**Goal of the exercise:** Check each line of the listing for the string "with", then state how many lines have it. Only the number is wanted.

* START Supplied material *

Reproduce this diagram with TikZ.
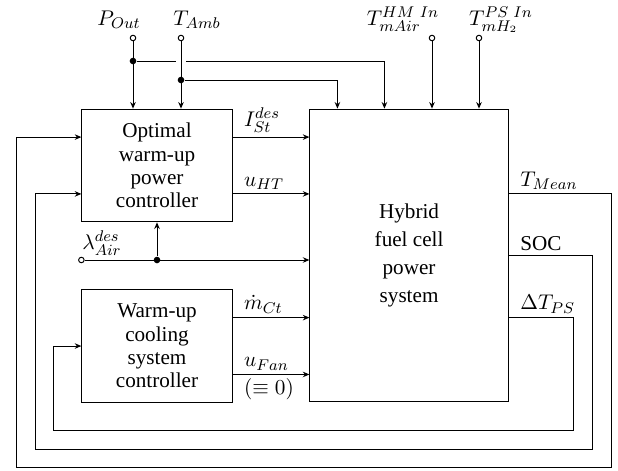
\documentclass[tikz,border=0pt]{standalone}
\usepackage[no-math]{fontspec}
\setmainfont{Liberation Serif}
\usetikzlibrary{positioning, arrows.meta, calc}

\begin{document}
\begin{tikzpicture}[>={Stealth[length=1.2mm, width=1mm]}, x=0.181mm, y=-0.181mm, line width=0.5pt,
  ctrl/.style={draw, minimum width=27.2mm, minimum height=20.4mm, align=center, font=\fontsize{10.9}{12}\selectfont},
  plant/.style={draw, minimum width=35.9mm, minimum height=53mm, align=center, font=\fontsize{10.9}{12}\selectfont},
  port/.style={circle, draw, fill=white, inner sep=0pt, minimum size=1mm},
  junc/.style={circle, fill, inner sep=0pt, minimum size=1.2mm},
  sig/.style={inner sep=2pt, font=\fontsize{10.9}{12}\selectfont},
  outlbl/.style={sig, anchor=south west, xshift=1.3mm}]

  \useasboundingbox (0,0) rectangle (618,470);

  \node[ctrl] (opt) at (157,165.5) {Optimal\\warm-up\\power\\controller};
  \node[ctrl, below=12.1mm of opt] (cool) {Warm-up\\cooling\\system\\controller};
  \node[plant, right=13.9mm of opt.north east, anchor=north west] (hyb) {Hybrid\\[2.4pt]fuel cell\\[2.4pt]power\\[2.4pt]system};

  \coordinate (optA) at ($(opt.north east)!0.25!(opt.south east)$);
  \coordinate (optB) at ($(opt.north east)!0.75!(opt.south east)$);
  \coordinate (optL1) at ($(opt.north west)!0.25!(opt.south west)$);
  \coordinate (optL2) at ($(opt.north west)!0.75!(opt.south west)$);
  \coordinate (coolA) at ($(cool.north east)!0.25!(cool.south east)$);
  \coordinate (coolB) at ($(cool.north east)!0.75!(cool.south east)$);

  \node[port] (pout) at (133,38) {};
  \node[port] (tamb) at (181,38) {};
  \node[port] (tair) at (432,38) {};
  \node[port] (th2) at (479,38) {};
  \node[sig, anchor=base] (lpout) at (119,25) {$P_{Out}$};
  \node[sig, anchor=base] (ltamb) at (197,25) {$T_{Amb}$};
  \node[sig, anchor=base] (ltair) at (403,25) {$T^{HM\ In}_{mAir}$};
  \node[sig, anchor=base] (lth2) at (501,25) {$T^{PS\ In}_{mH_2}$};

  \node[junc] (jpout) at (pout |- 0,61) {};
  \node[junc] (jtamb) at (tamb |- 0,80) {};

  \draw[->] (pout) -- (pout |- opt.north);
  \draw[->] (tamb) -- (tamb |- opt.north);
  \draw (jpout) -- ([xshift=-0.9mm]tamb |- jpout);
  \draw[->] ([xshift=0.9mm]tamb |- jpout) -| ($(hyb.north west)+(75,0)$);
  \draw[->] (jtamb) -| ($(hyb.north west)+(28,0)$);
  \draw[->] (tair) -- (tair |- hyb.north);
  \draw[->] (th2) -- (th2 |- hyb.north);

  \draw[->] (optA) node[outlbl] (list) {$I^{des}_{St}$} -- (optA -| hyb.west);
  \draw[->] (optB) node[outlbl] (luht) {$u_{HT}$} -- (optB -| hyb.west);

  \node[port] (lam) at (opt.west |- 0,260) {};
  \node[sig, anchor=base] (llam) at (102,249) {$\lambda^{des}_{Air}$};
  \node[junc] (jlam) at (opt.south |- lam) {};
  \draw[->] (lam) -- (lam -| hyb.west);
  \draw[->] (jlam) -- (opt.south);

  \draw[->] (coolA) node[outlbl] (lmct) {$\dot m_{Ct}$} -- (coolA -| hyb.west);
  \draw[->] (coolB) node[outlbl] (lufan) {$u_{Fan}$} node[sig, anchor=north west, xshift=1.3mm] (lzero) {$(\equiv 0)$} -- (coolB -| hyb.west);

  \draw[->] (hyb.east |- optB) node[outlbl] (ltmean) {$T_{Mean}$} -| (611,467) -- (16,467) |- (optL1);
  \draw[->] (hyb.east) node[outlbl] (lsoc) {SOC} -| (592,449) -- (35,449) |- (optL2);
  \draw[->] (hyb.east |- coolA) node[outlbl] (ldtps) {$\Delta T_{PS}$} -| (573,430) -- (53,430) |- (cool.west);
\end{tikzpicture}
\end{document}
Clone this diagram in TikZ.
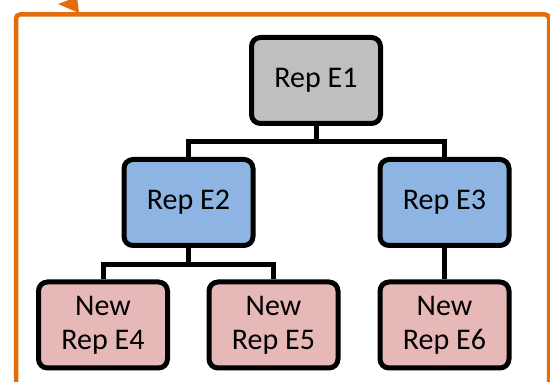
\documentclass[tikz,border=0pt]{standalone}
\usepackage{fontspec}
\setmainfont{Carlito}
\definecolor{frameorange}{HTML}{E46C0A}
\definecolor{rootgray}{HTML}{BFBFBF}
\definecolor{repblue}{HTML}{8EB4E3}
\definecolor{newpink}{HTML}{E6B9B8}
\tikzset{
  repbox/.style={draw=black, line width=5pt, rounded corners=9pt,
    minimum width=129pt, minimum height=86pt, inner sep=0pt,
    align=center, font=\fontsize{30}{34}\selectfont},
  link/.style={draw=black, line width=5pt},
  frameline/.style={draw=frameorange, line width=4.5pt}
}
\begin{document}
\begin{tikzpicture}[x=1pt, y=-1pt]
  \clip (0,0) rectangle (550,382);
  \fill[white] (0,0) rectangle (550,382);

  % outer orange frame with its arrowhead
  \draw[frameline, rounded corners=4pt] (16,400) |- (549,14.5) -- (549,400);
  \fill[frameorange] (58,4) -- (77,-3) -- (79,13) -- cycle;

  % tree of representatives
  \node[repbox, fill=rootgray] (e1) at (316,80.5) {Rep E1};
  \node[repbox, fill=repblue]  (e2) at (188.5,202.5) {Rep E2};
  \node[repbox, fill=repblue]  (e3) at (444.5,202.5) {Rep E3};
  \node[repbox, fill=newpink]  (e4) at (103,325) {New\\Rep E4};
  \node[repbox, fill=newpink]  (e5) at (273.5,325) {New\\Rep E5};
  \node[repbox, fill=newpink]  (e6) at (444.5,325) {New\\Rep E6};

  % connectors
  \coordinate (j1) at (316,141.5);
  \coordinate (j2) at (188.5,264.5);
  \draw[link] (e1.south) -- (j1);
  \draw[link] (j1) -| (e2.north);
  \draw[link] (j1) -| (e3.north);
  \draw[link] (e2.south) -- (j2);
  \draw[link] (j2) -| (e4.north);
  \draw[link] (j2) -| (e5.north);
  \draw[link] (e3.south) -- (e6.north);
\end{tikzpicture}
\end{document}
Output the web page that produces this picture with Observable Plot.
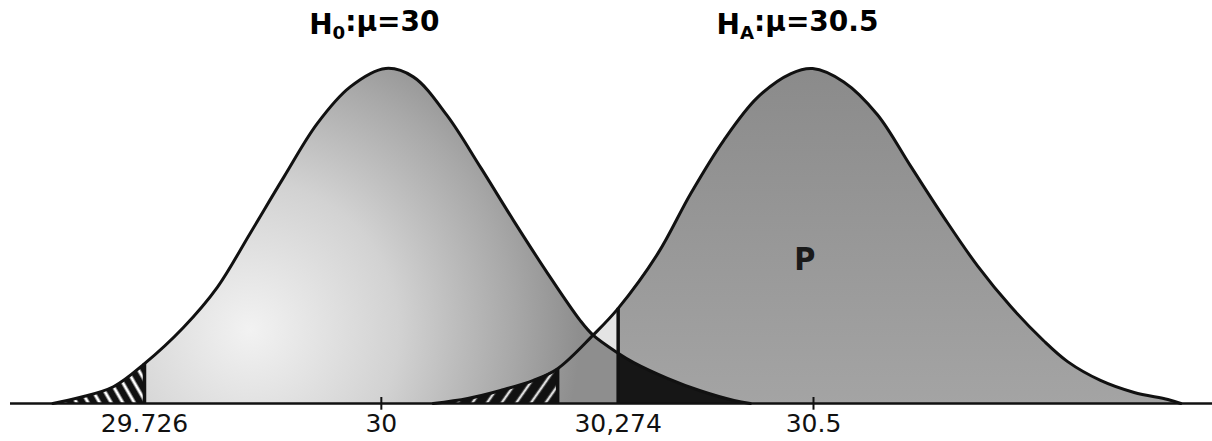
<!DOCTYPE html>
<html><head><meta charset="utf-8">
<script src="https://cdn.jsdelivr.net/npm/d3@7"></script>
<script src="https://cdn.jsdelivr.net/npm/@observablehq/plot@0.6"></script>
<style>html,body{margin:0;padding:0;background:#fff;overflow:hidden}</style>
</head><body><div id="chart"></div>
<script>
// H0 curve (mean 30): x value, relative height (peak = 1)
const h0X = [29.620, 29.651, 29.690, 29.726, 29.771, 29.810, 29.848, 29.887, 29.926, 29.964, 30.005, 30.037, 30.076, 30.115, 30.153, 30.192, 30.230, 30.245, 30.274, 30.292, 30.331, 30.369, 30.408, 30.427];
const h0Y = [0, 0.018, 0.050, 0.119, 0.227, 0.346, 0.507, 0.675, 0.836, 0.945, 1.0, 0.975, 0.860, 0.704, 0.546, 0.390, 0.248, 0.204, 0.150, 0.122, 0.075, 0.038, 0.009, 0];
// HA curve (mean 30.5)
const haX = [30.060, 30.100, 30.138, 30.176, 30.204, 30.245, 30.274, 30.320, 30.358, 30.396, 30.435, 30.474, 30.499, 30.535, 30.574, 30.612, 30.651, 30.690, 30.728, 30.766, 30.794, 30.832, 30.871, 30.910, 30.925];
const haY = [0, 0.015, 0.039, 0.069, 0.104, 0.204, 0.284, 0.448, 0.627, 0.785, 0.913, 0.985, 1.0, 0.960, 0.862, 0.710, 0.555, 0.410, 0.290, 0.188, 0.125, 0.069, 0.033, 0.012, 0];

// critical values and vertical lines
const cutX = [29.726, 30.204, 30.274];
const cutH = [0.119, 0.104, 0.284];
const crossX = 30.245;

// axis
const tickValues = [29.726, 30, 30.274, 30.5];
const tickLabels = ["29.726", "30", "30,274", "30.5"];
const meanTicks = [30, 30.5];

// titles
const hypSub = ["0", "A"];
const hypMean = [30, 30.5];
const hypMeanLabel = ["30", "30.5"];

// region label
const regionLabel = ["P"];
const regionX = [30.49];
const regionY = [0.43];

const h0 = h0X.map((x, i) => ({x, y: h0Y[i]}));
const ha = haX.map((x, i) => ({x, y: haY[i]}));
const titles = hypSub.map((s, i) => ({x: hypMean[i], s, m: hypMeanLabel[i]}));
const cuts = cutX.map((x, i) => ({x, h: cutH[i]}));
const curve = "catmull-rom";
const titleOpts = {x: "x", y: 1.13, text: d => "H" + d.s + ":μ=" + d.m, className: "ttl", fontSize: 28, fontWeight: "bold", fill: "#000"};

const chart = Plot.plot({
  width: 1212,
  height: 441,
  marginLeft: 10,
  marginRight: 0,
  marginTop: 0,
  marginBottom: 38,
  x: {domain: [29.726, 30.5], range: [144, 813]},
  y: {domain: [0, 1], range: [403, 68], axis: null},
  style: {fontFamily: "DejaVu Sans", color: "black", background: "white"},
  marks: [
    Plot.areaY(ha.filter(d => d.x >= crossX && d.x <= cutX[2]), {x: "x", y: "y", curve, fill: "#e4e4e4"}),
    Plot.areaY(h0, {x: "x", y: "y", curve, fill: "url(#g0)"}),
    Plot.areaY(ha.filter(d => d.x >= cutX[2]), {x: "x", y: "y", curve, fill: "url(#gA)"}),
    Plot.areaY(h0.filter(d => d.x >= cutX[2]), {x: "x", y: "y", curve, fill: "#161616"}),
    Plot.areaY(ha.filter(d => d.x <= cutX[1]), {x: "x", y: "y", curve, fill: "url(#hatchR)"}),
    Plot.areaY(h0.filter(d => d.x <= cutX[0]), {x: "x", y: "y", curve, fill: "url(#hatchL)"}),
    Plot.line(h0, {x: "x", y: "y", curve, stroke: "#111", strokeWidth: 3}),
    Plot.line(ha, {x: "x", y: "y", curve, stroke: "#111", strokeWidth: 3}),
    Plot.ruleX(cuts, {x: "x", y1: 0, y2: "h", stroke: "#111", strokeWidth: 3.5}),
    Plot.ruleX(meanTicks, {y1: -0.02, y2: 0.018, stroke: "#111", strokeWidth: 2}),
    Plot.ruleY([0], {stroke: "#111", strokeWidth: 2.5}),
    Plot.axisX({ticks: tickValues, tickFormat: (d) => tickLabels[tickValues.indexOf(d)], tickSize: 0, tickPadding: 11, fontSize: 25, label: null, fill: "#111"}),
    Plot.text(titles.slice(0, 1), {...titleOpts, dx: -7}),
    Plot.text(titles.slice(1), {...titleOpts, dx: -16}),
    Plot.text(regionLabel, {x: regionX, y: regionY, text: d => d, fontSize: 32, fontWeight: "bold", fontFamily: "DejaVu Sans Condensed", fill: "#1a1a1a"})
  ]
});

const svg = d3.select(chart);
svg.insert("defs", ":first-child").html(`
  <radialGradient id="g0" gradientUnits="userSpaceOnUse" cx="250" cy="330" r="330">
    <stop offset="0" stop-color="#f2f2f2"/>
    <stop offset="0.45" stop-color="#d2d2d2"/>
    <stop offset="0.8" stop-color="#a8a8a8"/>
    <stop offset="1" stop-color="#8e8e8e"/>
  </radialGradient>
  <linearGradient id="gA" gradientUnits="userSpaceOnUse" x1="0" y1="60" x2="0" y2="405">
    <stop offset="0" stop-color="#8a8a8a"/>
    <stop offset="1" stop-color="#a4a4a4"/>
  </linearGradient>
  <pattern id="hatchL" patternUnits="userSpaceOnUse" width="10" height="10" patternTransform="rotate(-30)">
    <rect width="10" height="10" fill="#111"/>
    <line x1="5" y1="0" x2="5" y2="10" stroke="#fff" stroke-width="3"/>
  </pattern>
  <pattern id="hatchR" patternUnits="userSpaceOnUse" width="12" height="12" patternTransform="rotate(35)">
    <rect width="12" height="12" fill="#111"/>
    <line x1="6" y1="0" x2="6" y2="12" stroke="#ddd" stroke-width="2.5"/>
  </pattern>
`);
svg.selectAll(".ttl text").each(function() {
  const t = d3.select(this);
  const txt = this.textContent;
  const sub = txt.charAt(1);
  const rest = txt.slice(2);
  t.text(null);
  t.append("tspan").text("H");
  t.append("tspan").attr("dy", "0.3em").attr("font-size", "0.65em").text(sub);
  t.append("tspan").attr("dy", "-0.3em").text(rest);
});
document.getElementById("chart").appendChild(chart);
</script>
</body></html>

* END Supplied material *

**Reply:** 3